After running the linear regression procedure and testing that your data meet the assumptions of a linear regression in the previous two sections, SPSS Statistics will have generated a number of tables that contain all the information you need to report the results of your linear regression.
There are three main objectives that you can achieve with the output from a simple linear regression: (1) determine the proportion of the variation in the dependent variable explained by the independent variable; (2) predict dependent variable values based on new independent variable values; and (3) determine how much the dependent variable changes for a one unit change in the independent variable. All of these objectives will be answered in the following sections.
When interpreting and reporting your results from a linear regression, we suggest working through three stages: (a) determine whether the linear regression model is a good fit for the data; (b) understand the coefficients of the regression model; and (c) make predictions of the dependent variable based on values of the independent variable.

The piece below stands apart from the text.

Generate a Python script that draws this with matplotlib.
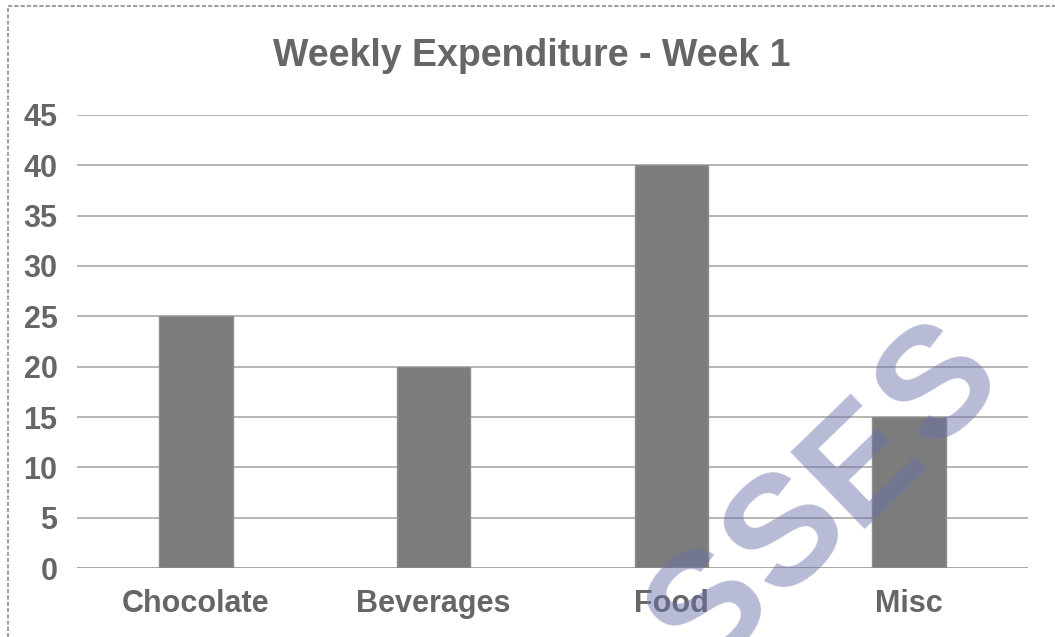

To recap:
- First, you need to determine whether the linear regression model is a good fit for the data: There are a number of statistics you can use to determine whether the linear regression model is a good fit for the data. These are: (a) the percentage of variance explained; (b) the statistical significance of the overall model; and (c) the precision of the predictions from the regression model. The Model Summary and ANOVA tables contain all the information you need to evaluate (a) and (b), whilst (c) is addressed in the third bullet below.
- Second, you need to understand the coefficients of the regression model: Now that you have interpreted the overall model fit you can interpret and report the coefficients of the regression model. These coefficients are useful in order to understand whether there is a linear relationship between the two variables. In addition, you can use this regression equation to calculate predicted values of cholesterol concentration for given values of average daily time spent watching TV.
- Third, you can use SPSS Statistics to make predictions of the dependent variable based on values of the independent variable: For example, you can use the regression equation from the previous section to predict cholesterol concentration for different average daily times watching TV (e.g., cholesterol concentration for an average of 160 minutes of TV per day).